— SET EXERCISE —
From the first line of the data down to and including the line with "const sqLower = [-0.2, 0.8];", copy everything exactly, leaving out pictures.

## START DATASET CONTENT

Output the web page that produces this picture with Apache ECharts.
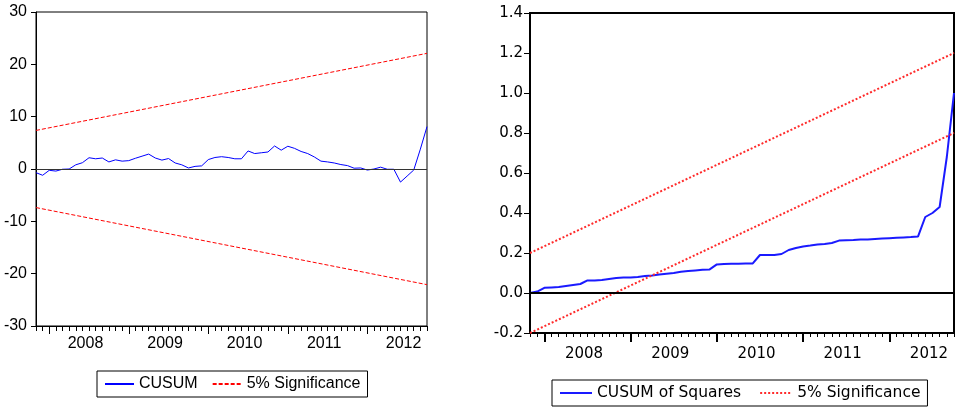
<!DOCTYPE html>
<html>
<head>
<meta charset="utf-8">
<script src="https://cdn.jsdelivr.net/npm/echarts@6/dist/echarts.min.js"></script>
<style>
  html, body { margin: 0; padding: 0; background: #fff; }
  #wrap { position: relative; width: 955px; height: 409px; }
  #cusum { position: absolute; left: 0; top: 0; width: 470px; height: 409px; }
  #cusumsq { position: absolute; left: 470px; top: 0; width: 485px; height: 409px; }
</style>
</head>
<body>
<div id="wrap">
  <div id="cusum"></div>
  <div id="cusumsq"></div>
</div>
<script>
// monthly observations 2007M11 .. 2012M10
const months = [
  '2007M11','2007M12',
  '2008M01','2008M02','2008M03','2008M04','2008M05','2008M06','2008M07','2008M08','2008M09','2008M10','2008M11','2008M12',
  '2009M01','2009M02','2009M03','2009M04','2009M05','2009M06','2009M07','2009M08','2009M09','2009M10','2009M11','2009M12',
  '2010M01','2010M02','2010M03','2010M04','2010M05','2010M06','2010M07','2010M08','2010M09','2010M10','2010M11','2010M12',
  '2011M01','2011M02','2011M03','2011M04','2011M05','2011M06','2011M07','2011M08','2011M09','2011M10','2011M11','2011M12',
  '2012M01','2012M02','2012M03','2012M04','2012M05','2012M06','2012M07','2012M08','2012M09','2012M10'
];

// CUSUM (left panel)
const cusum = [
  -0.7, -1.2, -0.25, -0.4, -0.05, 0, 0.8, 1.2, 2.15, 1.95,
  2.1, 1.35, 1.75, 1.5, 1.6, 2.05, 2.45, 2.85, 2.1, 1.7,
  2.0, 1.15, 0.8, 0.2, 0.5, 0.6, 1.8, 2.2, 2.35, 2.2,
  1.95, 1.95, 3.45, 2.95, 3.1, 3.25, 4.4, 3.6, 4.35, 3.95,
  3.35, 2.95, 2.3, 1.5, 1.35, 1.15, 0.85, 0.65, 0.15, 0.2,
  -0.2, 0, 0.35, -0.05, -0.05, -2.5, -1.35, -0.2, 3.8, 8.1
];
const cusumUpper = [7.37, 22.1];   // first / last observation
const cusumLower = [-7.37, -22.1];

// CUSUM of squares (right panel)
const cusumSq = [
  0, 0.007, 0.026, 0.028, 0.03, 0.035, 0.04, 0.045, 0.063, 0.063,
  0.065, 0.07, 0.075, 0.077, 0.078, 0.08, 0.085, 0.088, 0.092, 0.096,
  0.1, 0.106, 0.11, 0.113, 0.116, 0.118, 0.143, 0.145, 0.146, 0.146,
  0.147, 0.148, 0.19, 0.19, 0.19, 0.195, 0.215, 0.225, 0.233, 0.237,
  0.242, 0.245, 0.25, 0.262, 0.264, 0.265, 0.267, 0.268, 0.27, 0.272,
  0.274, 0.276, 0.278, 0.28, 0.283, 0.38, 0.40, 0.43, 0.68, 1.0
];
const sqUpper = [0.2, 1.2];
const sqLower = [-0.2, 0.8];

const first = months[0], last = months[months.length - 1];
const ends = vals => [[first, vals[0]], [last, vals[1]]];

const fontL = 'Liberation Sans, Arial, sans-serif';
const fontR = 'DejaVu Sans, sans-serif';

// minor ticks every month, labels mid-year
function monthAxis(font, size, tickLen, margin, w) {
  return {
    type: 'category', data: months, boundaryGap: false, position: 'bottom',
    axisLine: { onZero: false, lineStyle: { color: '#000', width: w } },
    axisTick: { interval: 0, length: tickLen, lineStyle: { color: '#000', width: 1 } },
    axisLabel: {
      interval: (i, v) => v.endsWith('M07'),
      formatter: v => v.slice(0, 4),
      color: '#000', fontFamily: font, fontSize: size, margin: margin,
      padding: [0, 7, 0, 0]
    },
    splitLine: { show: false }
  };
}
// longer ticks at the start of each year
function yearTickAxis(tickLen, w) {
  return {
    type: 'category', data: months, boundaryGap: false, position: 'bottom',
    axisLine: { show: false, onZero: false },
    axisTick: { interval: (i, v) => v.endsWith('M01'), length: tickLen, lineStyle: { color: '#000', width: w } },
    axisLabel: { show: false },
    splitLine: { show: false }
  };
}
function zeroLine(color, width) {
  return {
    silent: true, symbol: 'none', label: { show: false },
    lineStyle: { color: color, type: 'solid', width: width },
    data: [{ yAxis: 0 }]
  };
}

const left = echarts.init(document.getElementById('cusum'));
left.setOption({
  backgroundColor: '#fff',
  animation: false,
  grid: { left: 36, top: 12, width: 391, height: 314, show: true, borderColor: '#000', borderWidth: 1, backgroundColor: 'transparent' },
  xAxis: [monthAxis(fontL, 16, 5, 10, 1), yearTickAxis(8, 1)],
  yAxis: {
    type: 'value', min: -30, max: 30, interval: 10,
    axisLine: { show: true, lineStyle: { color: '#000' } },
    axisTick: { show: true, length: 5, lineStyle: { color: '#000' } },
    axisLabel: { color: '#000', fontFamily: fontL, fontSize: 16, margin: 9 },
    splitLine: { show: false }
  },
  legend: {
    left: 97, top: 371, padding: [5, 7, 5, 7], itemGap: 14, itemWidth: 29, itemHeight: 14,
    borderColor: '#000', borderWidth: 1, selectedMode: false,
    itemStyle: { opacity: 0 },
    textStyle: { color: '#000', fontFamily: fontL, fontSize: 16 },
    data: ['CUSUM', '5% Significance']
  },
  series: [
    {
      name: 'CUSUM', type: 'line', data: cusum, symbol: 'none', z: 3,
      lineStyle: { color: '#0000ff', width: 1 }, itemStyle: { color: '#0000ff' },
      markLine: zeroLine('#333', 1.2)
    },
    {
      name: '5% Significance', type: 'line', data: ends(cusumUpper), symbol: 'none',
      lineStyle: { color: '#ff0000', width: 1, type: [4, 2] }, itemStyle: { color: '#ff0000' }
    },
    {
      name: '5% Significance', type: 'line', data: ends(cusumLower), symbol: 'none',
      lineStyle: { color: '#ff0000', width: 1, type: [4, 2] }, itemStyle: { color: '#ff0000' }
    }
  ]
});

const right = echarts.init(document.getElementById('cusumsq'));
right.setOption({
  backgroundColor: '#fff',
  animation: false,
  grid: { left: 60, top: 13, width: 424, height: 320, show: true, borderColor: '#000', borderWidth: 2, backgroundColor: 'transparent' },
  xAxis: [monthAxis(fontR, 15, 4, 14, 2), yearTickAxis(9, 2)],
  yAxis: {
    type: 'value', min: -0.2, max: 1.4, interval: 0.2,
    axisLine: { show: true, lineStyle: { color: '#000', width: 2 } },
    axisTick: { show: true, length: 6, lineStyle: { color: '#000' } },
    axisLabel: { color: '#000', fontFamily: fontR, fontSize: 15, margin: 7, formatter: v => v.toFixed(1) },
    splitLine: { show: false }
  },
  legend: {
    left: 82, top: 380, padding: [5, 7, 5, 7], itemGap: 18, itemWidth: 32, itemHeight: 14,
    borderColor: '#000', borderWidth: 1, selectedMode: false,
    itemStyle: { opacity: 0 },
    textStyle: { color: '#000', fontFamily: fontR, fontSize: 15.5 },
    data: ['CUSUM of Squares', '5% Significance']
  },
  series: [
    {
      name: 'CUSUM of Squares', type: 'line', data: cusumSq, symbol: 'none', z: 3,
      lineStyle: { color: '#1a1aff', width: 2 }, itemStyle: { color: '#1a1aff' },
      markLine: zeroLine('#000', 2)
    },
    {
      name: '5% Significance', type: 'line', data: ends(sqUpper), symbol: 'none',
      lineStyle: { color: '#ff2a2a', width: 2, type: [2, 2] }, itemStyle: { color: '#ff2a2a' }
    },
    {
      name: '5% Significance', type: 'line', data: ends(sqLower), symbol: 'none',
      lineStyle: { color: '#ff2a2a', width: 2, type: [2, 2] }, itemStyle: { color: '#ff2a2a' }
    }
  ]
});
</script>
</body>
</html>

## END DATASET CONTENT

— COMPLETED TASK —
Output the web page that produces this picture with Apache ECharts.
<!DOCTYPE html>
<html>
<head>
<meta charset="utf-8">
<script src="https://cdn.jsdelivr.net/npm/echarts@6/dist/echarts.min.js"></script>
<style>
  html, body { margin: 0; padding: 0; background: #fff; }
  #wrap { position: relative; width: 955px; height: 409px; }
  #cusum { position: absolute; left: 0; top: 0; width: 470px; height: 409px; }
  #cusumsq { position: absolute; left: 470px; top: 0; width: 485px; height: 409px; }
</style>
</head>
<body>
<div id="wrap">
  <div id="cusum"></div>
  <div id="cusumsq"></div>
</div>
<script>
// monthly observations 2007M11 .. 2012M10
const months = [
  '2007M11','2007M12',
  '2008M01','2008M02','2008M03','2008M04','2008M05','2008M06','2008M07','2008M08','2008M09','2008M10','2008M11','2008M12',
  '2009M01','2009M02','2009M03','2009M04','2009M05','2009M06','2009M07','2009M08','2009M09','2009M10','2009M11','2009M12',
  '2010M01','2010M02','2010M03','2010M04','2010M05','2010M06','2010M07','2010M08','2010M09','2010M10','2010M11','2010M12',
  '2011M01','2011M02','2011M03','2011M04','2011M05','2011M06','2011M07','2011M08','2011M09','2011M10','2011M11','2011M12',
  '2012M01','2012M02','2012M03','2012M04','2012M05','2012M06','2012M07','2012M08','2012M09','2012M10'
];

// CUSUM (left panel)
const cusum = [
  -0.7, -1.2, -0.25, -0.4, -0.05, 0, 0.8, 1.2, 2.15, 1.95,
  2.1, 1.35, 1.75, 1.5, 1.6, 2.05, 2.45, 2.85, 2.1, 1.7,
  2.0, 1.15, 0.8, 0.2, 0.5, 0.6, 1.8, 2.2, 2.35, 2.2,
  1.95, 1.95, 3.45, 2.95, 3.1, 3.25, 4.4, 3.6, 4.35, 3.95,
  3.35, 2.95, 2.3, 1.5, 1.35, 1.15, 0.85, 0.65, 0.15, 0.2,
  -0.2, 0, 0.35, -0.05, -0.05, -2.5, -1.35, -0.2, 3.8, 8.1
];
const cusumUpper = [7.37, 22.1];   // first / last observation
const cusumLower = [-7.37, -22.1];

// CUSUM of squares (right panel)
const cusumSq = [
  0, 0.007, 0.026, 0.028, 0.03, 0.035, 0.04, 0.045, 0.063, 0.063,
  0.065, 0.07, 0.075, 0.077, 0.078, 0.08, 0.085, 0.088, 0.092, 0.096,
  0.1, 0.106, 0.11, 0.113, 0.116, 0.118, 0.143, 0.145, 0.146, 0.146,
  0.147, 0.148, 0.19, 0.19, 0.19, 0.195, 0.215, 0.225, 0.233, 0.237,
  0.242, 0.245, 0.25, 0.262, 0.264, 0.265, 0.267, 0.268, 0.27, 0.272,
  0.274, 0.276, 0.278, 0.28, 0.283, 0.38, 0.40, 0.43, 0.68, 1.0
];
const sqUpper = [0.2, 1.2];
const sqLower = [-0.2, 0.8];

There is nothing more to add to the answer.